Лично я познакомился с Вознесенским, как с автором, вовсе не по стихам, а благодаря конверту грампластинки. Первый диск группы «Аквариум», выпущенный в СССР, был снабжен рецензией мэтра, напечатанной на обложке, и помню, я постоянно перечитывал это эссе, и, может быть, впервые понимал, что получаю наслаждение от текста, особом экзистенциальном ощущении читателя, о котором так интересно размышлял, как я узнал много позже, французский мыслитель Ролан Барт, ставший для меня научным кумиром уже в студенческие годы.
Получается, что Вознесенский ввел меня, наряду, конечно, с многими другими авторами, сначала в мир литературы, а потом и интеллектуальных упражнений.

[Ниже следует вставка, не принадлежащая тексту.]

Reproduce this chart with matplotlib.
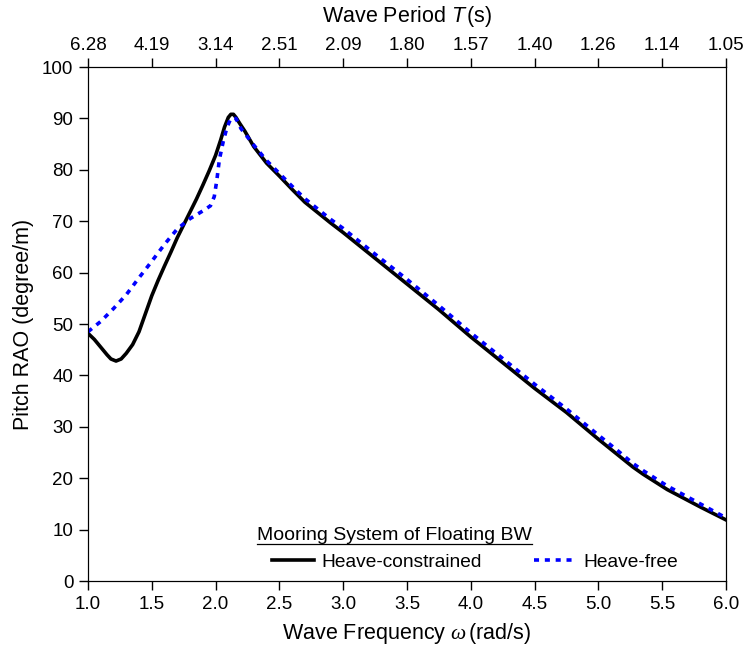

Потому что, перечитывая эссе на обложке пластинки, я, конечно, пошел в библиотеку, и попросил все, что у них есть из Вознесенского.
И это была, в середине 80-х, уже, конечно, история русской литературы, эти толстые томики, с большим и редким по тогдашним временам вкусом оформленные.
Но гораздо важнее было то, что внутри них: стихи, необычные, часто непонятные, мне, школьнику. И, опять же, эссе. Вознесенский вводил неискушенного советского читателя, к примеру, в старость Пастернака, в мир американского поп-арта, интеллектуальных провокаций Хайдеггера, в дилеммы существования человека современной культуры.
Сегодняшняя новость о том, что Вознесенский умер в Москве, не воспринимается, как неожиданность. Когда поэта изредка показывали по телевизору, то было видно, насколько он плох после инсультов. Он уже фактически не мог говорить, и это было жалкое зрелище.
Но перед глазами все равно стояли кадры из фильма Марлена Хуциева, где молодой Вознесенский читает перед публикой свои стихи.
Вознесенский – это эпоха, которая давно исчезла, истлела без следа, оставшись только в кадрах кинохроники, в воспоминаниях очевидцев и участников, в комментариях филологов и еще в его, Вознесенского, строчках. Эпоха шестидесятников.